Since December 17, 1998, United Airlines has been using the website www.united.com, it’s brand name and logo has been used since August 2010, and the design and artwork of the website has stayed relatively the same since 2006 (para 4). United Airlines has a variety of trademarks associated with these services. Cooperstock operated www.untied.com and in 2011 he redesigned the graphics, in a manner similar to the design of the United Website, which was adjusted in 2012 to match changes made by United on their website in 2012 (though with a sad-face added on the United logo for example) (para 10). In United Airlines, Inc. v. Cooperstock, the Court found that Cooperstock infringed United’s trademarks.
Trademark infringement occurs when “a trademark or a confusingly similar mark [is used], without the consent of the trademark rights holder, in association with wares or services” (para 29). This case provides an interesting decision regarding the specific element of infringement under s. 20(1)(a) of the Trade-Marks Act that requires: sale, distribution, or advertisement of any goods or services in association with that confusing trademark. While it was accepted that the following services were provided through www.untied.com: information delivery, advice on legal rights, and publication of complaints, in dispute was whether these constituted “services” pursuant to the Trade-Marks Act because there was no commerce involved (para 32).
However, the Court stated that “services” within the meaning of s. 20(1)(a) of the Trade-Marks Act does not require a monetary element, because this has never been explicitly stated and services should not be given a narrow interpretation, as the key element to “services” is a benefit to the public (para 33).
Though not explicitly stated in the decision, United Airlines, Inc. v.
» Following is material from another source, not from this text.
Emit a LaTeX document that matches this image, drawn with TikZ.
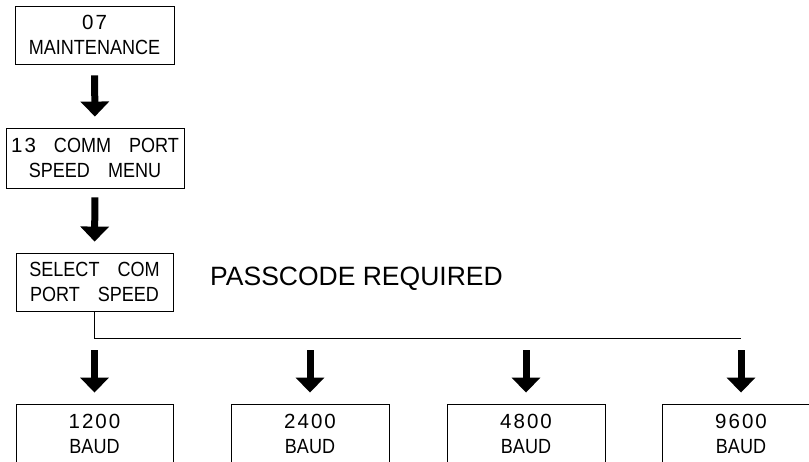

Cooperstock seems to represent the Court reiterating its commitment to the protection of intellectual property. The exclusivity that trademarks are aimed to provide to protect the goodwill a brand has in the marketplace was reinforced as both economically and socially valuable. Perhaps an appropriate interpretation of this case is to view it as an illustration of the fact that even if another party’s dominant intention is social awareness, social and economic implications are often inextricably intertwined, and as such, they cannot be realistically viewed in isolation.
In this way, corporate entities in particular may now be able to draw out such a link to establish trademark infringement occurred, when previously the two seemed to be viewed as relatively separate. This may lead to a distinct strategic approach for future plaintiffs claiming that their trademark has been infringed, by opening up the door to broader arguments that shift the focus to public benefits when monetary losses may be difficult to establish.
At least in this case, the company’s trademark rights are given greater weight and trump the defendant’s specific mode of expression. This is likely due to the great multitude of alternative avenues available to the defendant that do not involve the use of a company’s trademark to express his views.
To me, this case leads to the following unresolved questions: 1. Is the threshold for trademark infringement being lowered? 2. If the threshold for trademark infringement is lowered, what will the impact be? and 3. Is this a desirable outcome?